Wir alle müssen ihm jedenfalls dankbar sein für seine Initiative, die Schiffahrt - die umweltfreundlichste und in diesem Fall tatsächlich auch effizienteste und billigste Transportmethode - wiederzubeleben; und natürlich auch dafür, daß er in Zeiten wie diesen das Know-how und die Qualifikation seiner Mitarbeiter erhält, die wir künftig für vernünftigere Zwecke nutzen können, sobald in unserer Gesellschaft dafür wieder eine ausreichende Mehrheit vorhanden ist.

Für diesen Gesinnungswandel arbeitet die BüSo schon lange, auch ohne ausdrücklichen Auftrag des Wählers. Wir haben immer davor gewarnt, daß ein Festhalten an der Utopie der nachindustriellen Welt in dem Maße die Substanz unserer Wirtschaft aufzehren mußte, wie die bestehende Infrastruktur aufgrund mangelnder Investitionen verfällt. Nun steht -  möglicherweise noch in den Wochen bis zur Bundestagswahl - ein Totalkollaps der Wirtschaft ins Haus, der die nachindustrielle Ideologie auch hartnäckiger „68er“ zutiefst erschüttern dürfte.

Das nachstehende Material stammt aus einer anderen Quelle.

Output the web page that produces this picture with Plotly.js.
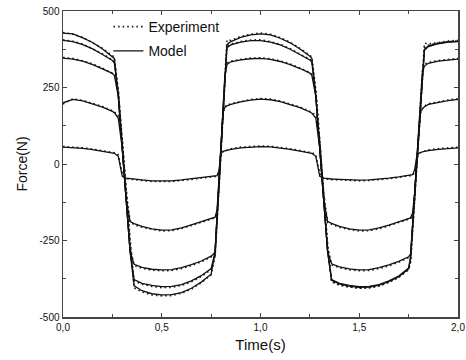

Dann brauchen wir eine Mehrheit im Bundestag, die bereit ist, mit den Utopien der Ökologen zu brechen und die Weichen für den Wiederaufbau unserer Realwirtschaft zu stellen. Da sich leider alle etablierten Parteien dem grünen Ökowahn unterworfen haben, ist die BüSo momentan die einzige Partei, die mit dieser Krise umzugehen versteht. Eine Wahl der BüSo in den Bundestag würde den etablierten Parteien jedenfalls signalisieren, daß sich der Wind gedreht hat - und es ist zu hoffen, daß sie dann, wie gewohnt, ihre Fahnen in diesen Wind hängen.

Dann werden wir die Weserschiffahrt brauchen. Und der nordhessische Unternehmer wird dann sicher bald Teile für effizientere Maschinen herstellen.